=== DIRECTIONS FOR THIS TASK ===
Write out again, word for word, the lines below from the line that holds "Generate a LaTeX" through the line that holds "(0,0) rectangle (2453,1131);", omitting pictures.
___ GIVEN RECORDS
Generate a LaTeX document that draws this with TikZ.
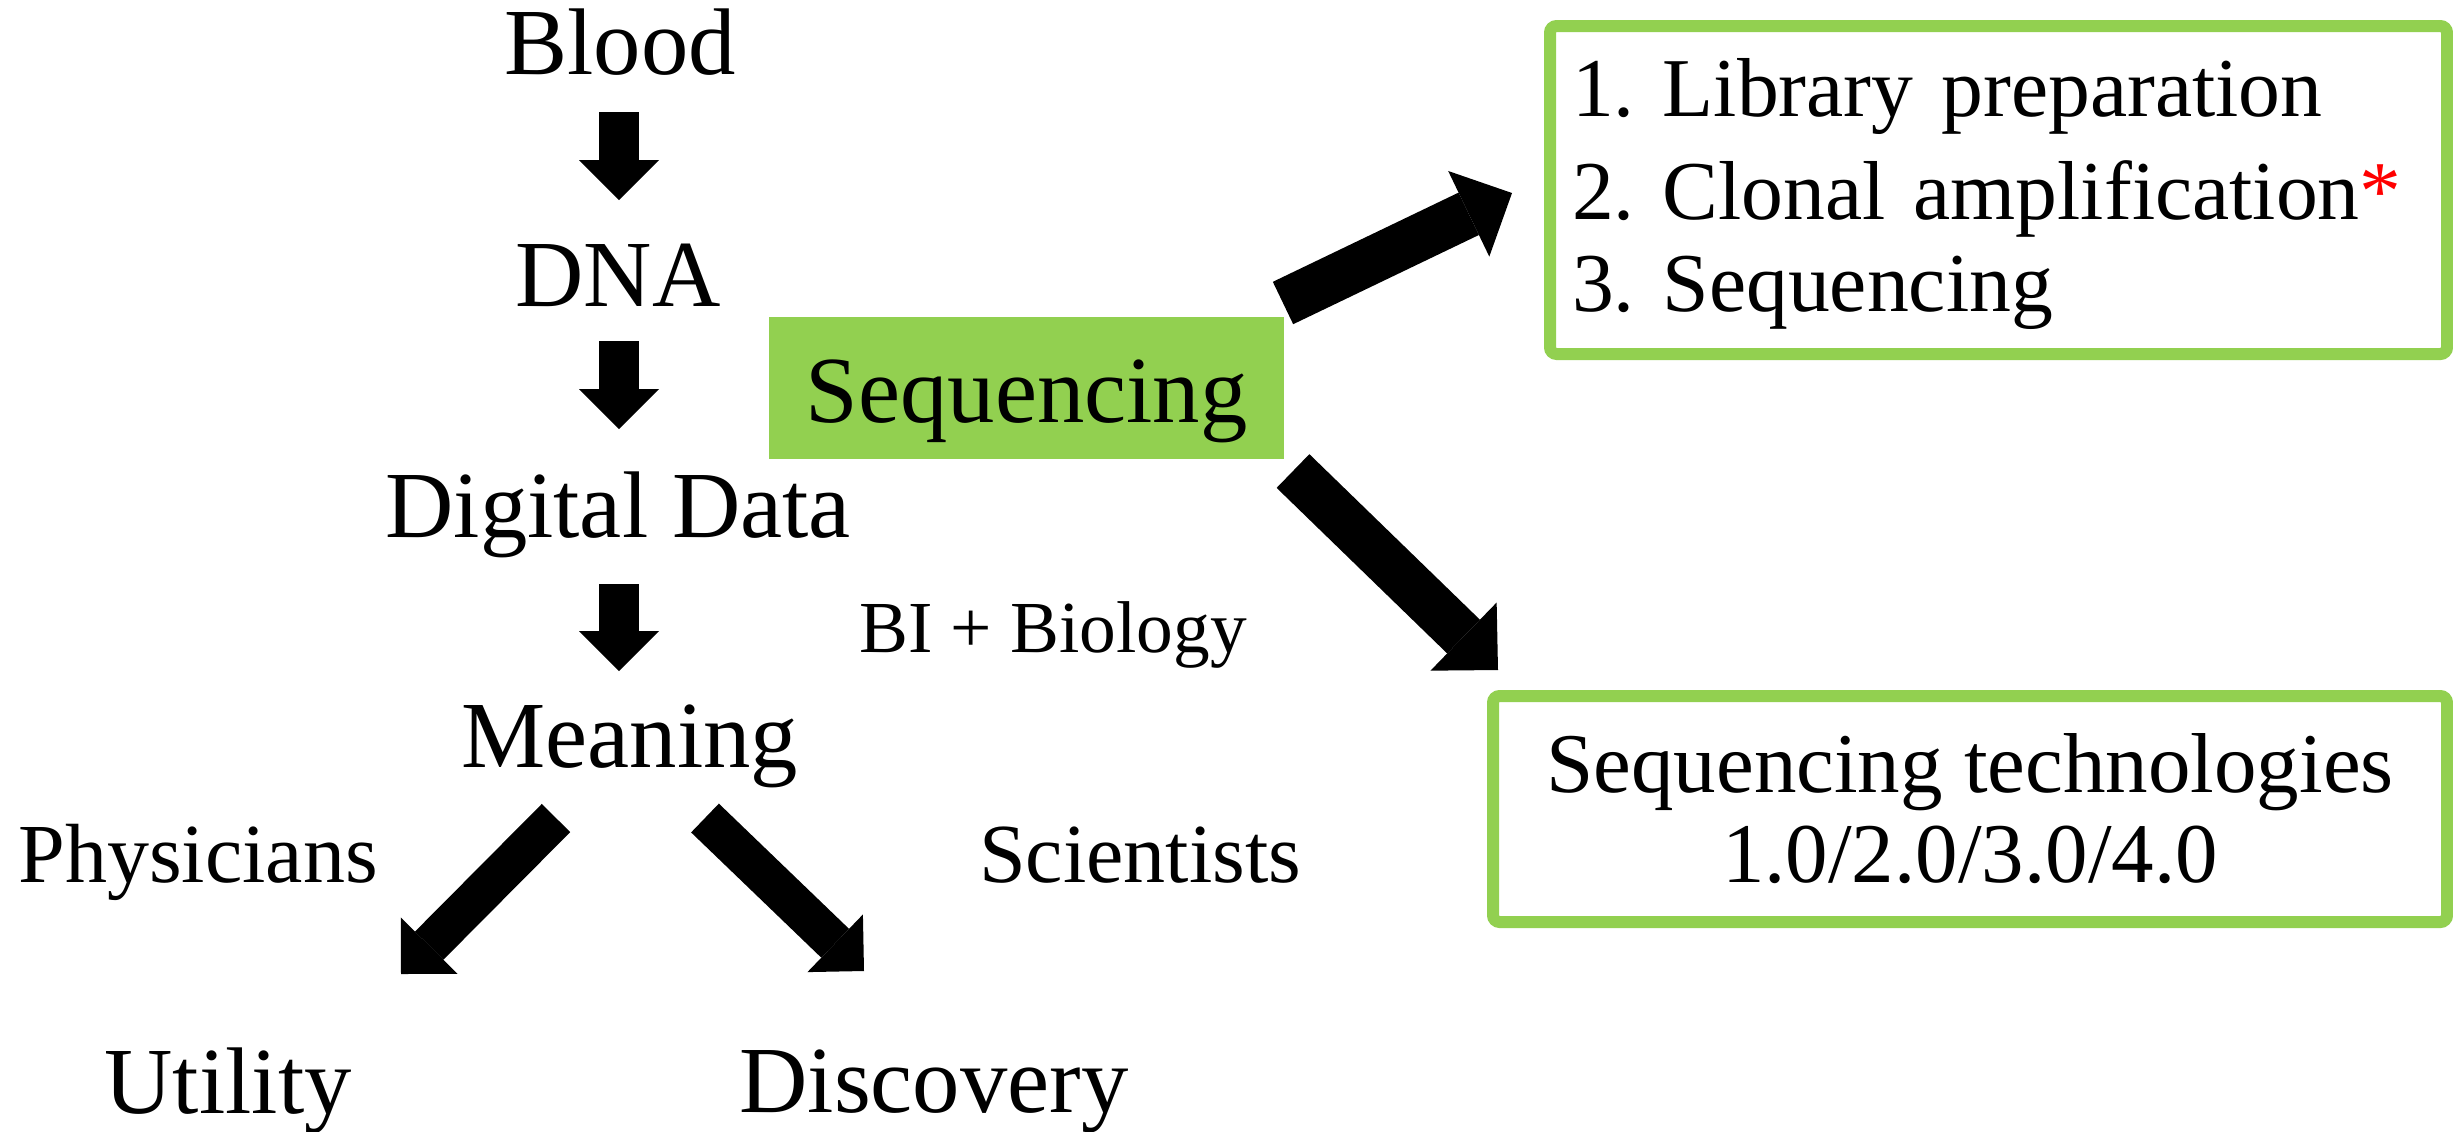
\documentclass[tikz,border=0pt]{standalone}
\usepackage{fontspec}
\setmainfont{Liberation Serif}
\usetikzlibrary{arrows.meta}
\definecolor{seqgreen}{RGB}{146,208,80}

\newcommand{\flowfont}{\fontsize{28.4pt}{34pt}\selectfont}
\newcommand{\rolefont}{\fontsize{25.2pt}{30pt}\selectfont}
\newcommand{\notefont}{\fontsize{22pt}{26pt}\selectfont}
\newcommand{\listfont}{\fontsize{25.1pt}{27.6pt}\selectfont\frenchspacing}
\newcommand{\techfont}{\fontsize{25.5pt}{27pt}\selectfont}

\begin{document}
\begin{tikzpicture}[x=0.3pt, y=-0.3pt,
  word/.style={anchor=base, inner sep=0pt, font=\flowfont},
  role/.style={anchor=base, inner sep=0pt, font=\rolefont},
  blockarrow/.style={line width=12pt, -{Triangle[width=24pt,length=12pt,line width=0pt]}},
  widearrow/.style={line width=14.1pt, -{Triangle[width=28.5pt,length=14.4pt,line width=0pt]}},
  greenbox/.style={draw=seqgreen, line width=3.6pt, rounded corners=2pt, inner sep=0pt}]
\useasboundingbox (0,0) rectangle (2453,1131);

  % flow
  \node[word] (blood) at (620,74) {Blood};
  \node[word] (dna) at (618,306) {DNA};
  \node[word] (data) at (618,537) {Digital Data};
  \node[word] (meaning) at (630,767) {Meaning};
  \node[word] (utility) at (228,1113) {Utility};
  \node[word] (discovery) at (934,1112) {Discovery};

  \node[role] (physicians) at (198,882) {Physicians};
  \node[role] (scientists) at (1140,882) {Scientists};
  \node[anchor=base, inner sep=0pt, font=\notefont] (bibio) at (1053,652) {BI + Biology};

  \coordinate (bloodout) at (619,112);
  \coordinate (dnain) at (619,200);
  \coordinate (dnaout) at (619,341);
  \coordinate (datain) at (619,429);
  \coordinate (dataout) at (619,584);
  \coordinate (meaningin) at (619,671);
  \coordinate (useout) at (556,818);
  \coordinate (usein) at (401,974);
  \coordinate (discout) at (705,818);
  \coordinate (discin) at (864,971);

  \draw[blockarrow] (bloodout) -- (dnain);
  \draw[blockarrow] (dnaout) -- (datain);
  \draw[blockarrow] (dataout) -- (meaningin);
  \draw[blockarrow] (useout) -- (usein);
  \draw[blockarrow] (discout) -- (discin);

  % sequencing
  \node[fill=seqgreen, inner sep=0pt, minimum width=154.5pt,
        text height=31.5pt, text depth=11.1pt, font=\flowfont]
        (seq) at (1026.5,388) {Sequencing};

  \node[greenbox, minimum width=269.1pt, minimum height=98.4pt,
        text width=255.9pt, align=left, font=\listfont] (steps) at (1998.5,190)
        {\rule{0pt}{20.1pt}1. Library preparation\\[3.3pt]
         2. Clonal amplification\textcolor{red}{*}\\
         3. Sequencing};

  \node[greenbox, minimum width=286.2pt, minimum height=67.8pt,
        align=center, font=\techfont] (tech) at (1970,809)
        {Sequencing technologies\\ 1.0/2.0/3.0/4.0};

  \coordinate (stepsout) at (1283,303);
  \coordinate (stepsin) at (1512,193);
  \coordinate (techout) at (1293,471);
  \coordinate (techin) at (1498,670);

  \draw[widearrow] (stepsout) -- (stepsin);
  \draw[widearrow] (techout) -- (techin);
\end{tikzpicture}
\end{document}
______
___ GIVEN RECORDS
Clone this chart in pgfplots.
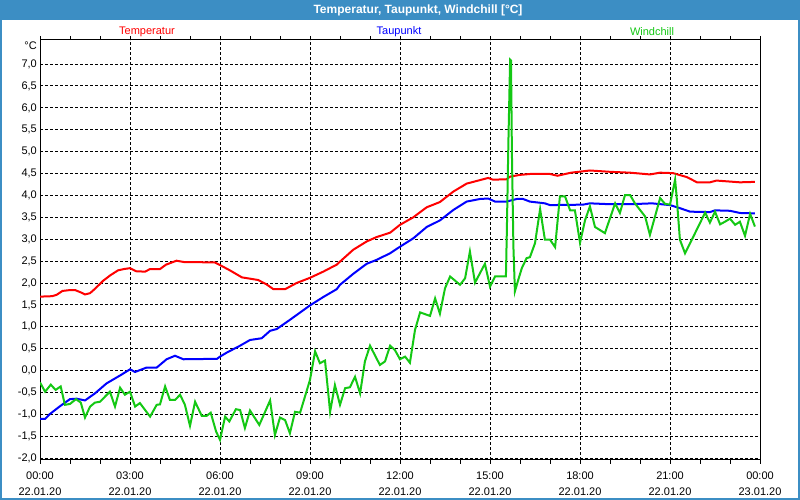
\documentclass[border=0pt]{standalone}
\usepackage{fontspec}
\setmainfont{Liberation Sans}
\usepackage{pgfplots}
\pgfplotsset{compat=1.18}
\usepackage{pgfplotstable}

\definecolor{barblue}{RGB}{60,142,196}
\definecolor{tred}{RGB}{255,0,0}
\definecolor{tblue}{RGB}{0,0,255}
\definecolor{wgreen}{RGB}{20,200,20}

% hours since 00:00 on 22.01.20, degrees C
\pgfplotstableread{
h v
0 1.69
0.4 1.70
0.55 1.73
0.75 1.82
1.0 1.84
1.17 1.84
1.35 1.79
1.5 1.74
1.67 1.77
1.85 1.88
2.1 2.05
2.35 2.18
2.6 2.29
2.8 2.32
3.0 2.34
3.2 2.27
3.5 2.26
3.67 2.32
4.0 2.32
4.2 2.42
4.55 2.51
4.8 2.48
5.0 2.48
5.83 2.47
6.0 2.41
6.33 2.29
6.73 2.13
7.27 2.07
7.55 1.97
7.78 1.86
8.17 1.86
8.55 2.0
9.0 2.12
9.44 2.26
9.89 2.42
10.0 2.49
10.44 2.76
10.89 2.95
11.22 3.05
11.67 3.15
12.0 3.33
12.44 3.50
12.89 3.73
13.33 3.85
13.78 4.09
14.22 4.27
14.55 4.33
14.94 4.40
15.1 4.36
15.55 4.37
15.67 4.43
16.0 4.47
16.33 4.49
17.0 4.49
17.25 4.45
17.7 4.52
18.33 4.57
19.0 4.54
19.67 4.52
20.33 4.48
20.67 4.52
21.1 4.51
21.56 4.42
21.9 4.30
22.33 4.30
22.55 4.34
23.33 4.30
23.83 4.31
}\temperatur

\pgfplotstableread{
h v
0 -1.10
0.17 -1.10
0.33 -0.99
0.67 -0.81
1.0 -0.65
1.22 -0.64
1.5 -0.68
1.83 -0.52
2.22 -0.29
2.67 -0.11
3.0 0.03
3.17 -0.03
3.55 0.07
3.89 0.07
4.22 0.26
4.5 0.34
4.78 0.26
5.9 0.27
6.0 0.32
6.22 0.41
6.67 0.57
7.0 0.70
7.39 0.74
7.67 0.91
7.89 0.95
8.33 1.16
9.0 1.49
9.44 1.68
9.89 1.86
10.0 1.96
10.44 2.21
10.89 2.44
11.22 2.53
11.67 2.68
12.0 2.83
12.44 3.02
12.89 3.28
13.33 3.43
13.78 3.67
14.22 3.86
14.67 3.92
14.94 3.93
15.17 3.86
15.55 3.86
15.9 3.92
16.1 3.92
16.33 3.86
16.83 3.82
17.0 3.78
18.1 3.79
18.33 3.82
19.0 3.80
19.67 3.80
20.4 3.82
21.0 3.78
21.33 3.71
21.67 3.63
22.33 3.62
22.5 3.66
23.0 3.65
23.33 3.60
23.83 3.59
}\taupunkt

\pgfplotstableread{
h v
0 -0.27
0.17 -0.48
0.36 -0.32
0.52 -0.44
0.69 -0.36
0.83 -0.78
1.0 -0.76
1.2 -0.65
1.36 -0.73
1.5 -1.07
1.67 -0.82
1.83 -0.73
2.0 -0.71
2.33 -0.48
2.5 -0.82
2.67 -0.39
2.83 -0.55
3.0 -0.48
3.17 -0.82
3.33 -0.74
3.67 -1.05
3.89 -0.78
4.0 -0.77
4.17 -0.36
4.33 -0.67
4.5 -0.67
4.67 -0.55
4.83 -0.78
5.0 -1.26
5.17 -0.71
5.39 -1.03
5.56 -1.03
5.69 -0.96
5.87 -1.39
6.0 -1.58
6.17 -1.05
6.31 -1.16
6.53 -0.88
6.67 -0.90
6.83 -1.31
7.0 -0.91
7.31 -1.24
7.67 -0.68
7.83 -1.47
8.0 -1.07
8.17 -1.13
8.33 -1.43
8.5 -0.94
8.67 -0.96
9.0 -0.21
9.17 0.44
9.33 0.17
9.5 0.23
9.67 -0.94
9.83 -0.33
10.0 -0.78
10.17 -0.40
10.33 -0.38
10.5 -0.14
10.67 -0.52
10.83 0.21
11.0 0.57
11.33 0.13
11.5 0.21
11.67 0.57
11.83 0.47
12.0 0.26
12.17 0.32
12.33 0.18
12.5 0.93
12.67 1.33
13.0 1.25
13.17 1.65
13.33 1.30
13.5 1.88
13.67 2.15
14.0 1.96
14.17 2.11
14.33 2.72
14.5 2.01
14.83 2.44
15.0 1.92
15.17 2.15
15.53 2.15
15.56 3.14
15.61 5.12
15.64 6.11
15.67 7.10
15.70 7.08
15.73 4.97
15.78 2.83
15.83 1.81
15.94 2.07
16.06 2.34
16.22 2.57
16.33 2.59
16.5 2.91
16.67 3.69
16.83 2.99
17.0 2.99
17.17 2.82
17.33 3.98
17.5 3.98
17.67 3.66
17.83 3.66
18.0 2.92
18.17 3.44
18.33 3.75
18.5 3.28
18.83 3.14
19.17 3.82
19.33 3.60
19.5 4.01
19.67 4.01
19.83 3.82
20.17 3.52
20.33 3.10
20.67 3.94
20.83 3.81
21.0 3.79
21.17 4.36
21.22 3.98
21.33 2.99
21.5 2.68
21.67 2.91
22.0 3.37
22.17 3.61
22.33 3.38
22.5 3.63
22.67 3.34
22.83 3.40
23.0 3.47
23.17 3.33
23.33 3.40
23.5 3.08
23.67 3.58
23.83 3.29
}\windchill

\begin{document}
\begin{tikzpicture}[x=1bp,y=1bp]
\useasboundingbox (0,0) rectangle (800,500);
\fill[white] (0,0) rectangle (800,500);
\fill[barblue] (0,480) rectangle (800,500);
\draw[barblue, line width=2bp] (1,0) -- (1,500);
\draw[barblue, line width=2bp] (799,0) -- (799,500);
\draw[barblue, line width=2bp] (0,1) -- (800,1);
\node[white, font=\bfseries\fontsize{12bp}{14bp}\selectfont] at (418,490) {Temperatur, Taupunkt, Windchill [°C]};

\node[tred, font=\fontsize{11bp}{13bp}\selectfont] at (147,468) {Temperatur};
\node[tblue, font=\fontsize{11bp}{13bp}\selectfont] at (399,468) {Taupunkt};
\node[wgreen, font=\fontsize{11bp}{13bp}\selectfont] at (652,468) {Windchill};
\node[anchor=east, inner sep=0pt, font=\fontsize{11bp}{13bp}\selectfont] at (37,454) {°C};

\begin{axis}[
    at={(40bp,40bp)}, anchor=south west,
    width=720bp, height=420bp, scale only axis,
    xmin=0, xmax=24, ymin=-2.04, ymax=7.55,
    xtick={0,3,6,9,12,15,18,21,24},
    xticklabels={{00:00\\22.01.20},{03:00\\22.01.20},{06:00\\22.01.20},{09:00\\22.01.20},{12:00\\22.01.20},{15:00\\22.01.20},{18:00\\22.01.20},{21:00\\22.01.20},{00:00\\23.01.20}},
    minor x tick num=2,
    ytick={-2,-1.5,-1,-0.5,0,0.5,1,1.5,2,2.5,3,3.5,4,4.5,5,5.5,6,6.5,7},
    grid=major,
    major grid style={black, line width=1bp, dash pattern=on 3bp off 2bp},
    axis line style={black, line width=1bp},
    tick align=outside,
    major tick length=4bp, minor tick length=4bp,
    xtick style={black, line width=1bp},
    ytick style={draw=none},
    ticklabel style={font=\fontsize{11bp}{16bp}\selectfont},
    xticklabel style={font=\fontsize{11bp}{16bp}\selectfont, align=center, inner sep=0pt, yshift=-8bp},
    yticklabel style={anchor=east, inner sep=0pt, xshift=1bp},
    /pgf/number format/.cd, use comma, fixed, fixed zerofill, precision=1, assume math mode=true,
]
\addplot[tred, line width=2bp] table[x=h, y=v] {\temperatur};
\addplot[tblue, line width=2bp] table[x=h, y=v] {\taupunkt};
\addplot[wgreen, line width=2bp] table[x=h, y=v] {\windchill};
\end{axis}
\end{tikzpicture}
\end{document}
______
=== ANSWER TO THIS PROBLEM ===
Generate a LaTeX document that draws this with TikZ.
\documentclass[tikz,border=0pt]{standalone}
\usepackage{fontspec}
\setmainfont{Liberation Serif}
\usetikzlibrary{arrows.meta}
\definecolor{seqgreen}{RGB}{146,208,80}

\newcommand{\flowfont}{\fontsize{28.4pt}{34pt}\selectfont}
\newcommand{\rolefont}{\fontsize{25.2pt}{30pt}\selectfont}
\newcommand{\notefont}{\fontsize{22pt}{26pt}\selectfont}
\newcommand{\listfont}{\fontsize{25.1pt}{27.6pt}\selectfont\frenchspacing}
\newcommand{\techfont}{\fontsize{25.5pt}{27pt}\selectfont}

\begin{document}
\begin{tikzpicture}[x=0.3pt, y=-0.3pt,
  word/.style={anchor=base, inner sep=0pt, font=\flowfont},
  role/.style={anchor=base, inner sep=0pt, font=\rolefont},
  blockarrow/.style={line width=12pt, -{Triangle[width=24pt,length=12pt,line width=0pt]}},
  widearrow/.style={line width=14.1pt, -{Triangle[width=28.5pt,length=14.4pt,line width=0pt]}},
  greenbox/.style={draw=seqgreen, line width=3.6pt, rounded corners=2pt, inner sep=0pt}]
\useasboundingbox (0,0) rectangle (2453,1131);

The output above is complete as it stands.